Zen is a non-political religiousness. You cannot call it even religion. It is so individualistic and so emphatically concerned only with the potential of the individual. It does not want anything from the individual, it simply wants him to be himself.
Zen gives you a totally different climate. Sometimes masters have even sent their followers to other masters who are against them. It is a very strange phenomenon to the modern eyes, sending someone to your own opponent. But we have to look deep down: if the person can grow more easily in the climate that the opponent master has created, then there is no hesitation in sending him to the other master.
Zen has no idea of judgment. It never judges that somebody is a sinner or somebody is a saint. These are only waves; there is no need to waste your time on waves. If you know the ocean, you will not bother about the waves. One wave turns in one way, the other in another way, but they all belong to the same ocean and they all dissolve finally into the same ocean.
In Zen everything is, as it is, a manifestation of the cosmic soul. It has to be loved and respected. It does not matter what the manifestation is doing. What matters is that the man who is a thief or a murderer is also coming from the same source as you are, and he will be going to the same source as you are.
Zen is for the simple, for the ordinary, for the natural. But the mind of man is for just the opposite; it wants to be extraordinary, it wants to be special, it wants to be known. Respectability, reputation, honor, riches — they are all desires for making you special.
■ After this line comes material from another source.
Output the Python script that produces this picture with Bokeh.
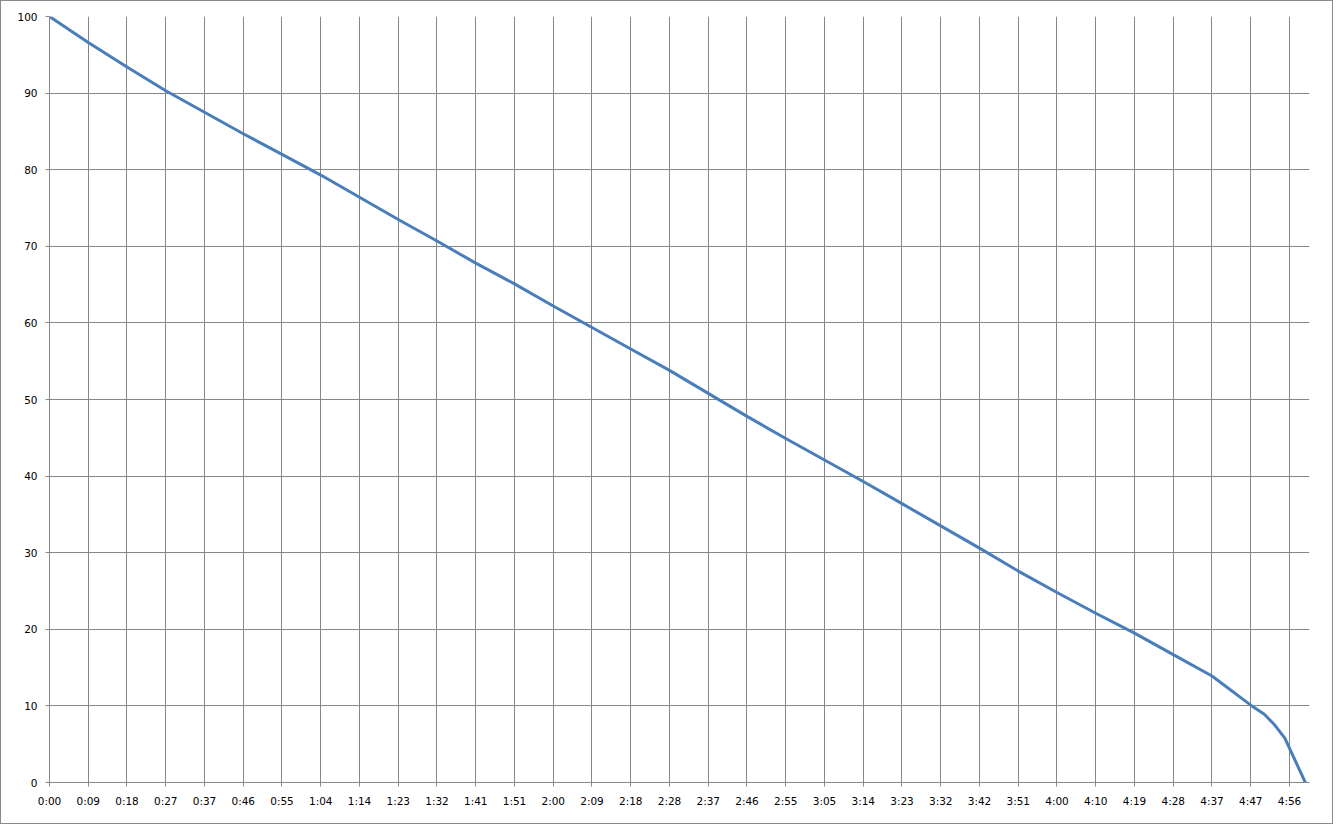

Zen wants everybody to be a glory unto himself. It is not an achievement, it is not competition; it is simply originality. And the originality is already there, you have just to throw away all the rubbish that you have been collecting from others. However valuable it may be, it is destroying your original being, covering it with dust; and you will never be happy unless you find your original being. The very finding of your original being is such a dance, such a joy, that you can bless the whole world yet you will remain overflowing.
Zen wants you to drop all knowledge so that you can become utterly pure and innocent, so that you can say with tremendous beauty, “I don’t know.”
Zen cuts all this rubbish like a sharp sword in one single blow. It has nothing to do with anything that takes you away from you; it may be God, it may be hell, it may be heaven — all kinds of rewards and all kinds of fears about punishment. All the religions are living on the exploitation of your senses because they open outwards.
Jesus says, “Seek, and seek until you find.” Go on making the effort, bring the effort to a climax, to a crescendo, then Zen becomes applicable. If you study Zen in the beginning you can move in a wrong direction. And that is happening in the West, because people in the West who have written about Zen don’t know what effort Zen people have been making before they relax. And it appeals to the lazy mind very much. That’s why there is so much attraction for Zen in the West: don’t do anything — it appeals, because nothing is needed, you are already the case. It appeals, but it is not going to help.
Much has to be done before you can come to a point where relaxation is possible. And that relaxation is not from you, it happens: because the whole energy has moved, nothing remains behind to be restless; a rest comes. And Zen is right, because only in that rest is the ultimate revealed. And Jesus is right, because that rest comes only when you have put all your energies into effort. Jesus is the first part and Zen is the last part of the same process; Zen is the conclusion, Jesus is the beginning.
Zen masters have used terms and words that no religion can use. But because of that I say that no religion is so religious as Zen, because if you REALLY love, where is the fear? You can joke, you can laugh, and an enlightened man like Buddha will laugh with you — there is no problem. He will not feel hurt. If he feels hurt, he is not enlightened at all. And he will not say: Don’t use such profane language — because for Buddha all language is profane, only silence is sacred. So whether you call him a stupid fellow or one who has awakened, both are the same for him. Language as such is profane. Only silence is holy. Whatsoever you say is the same.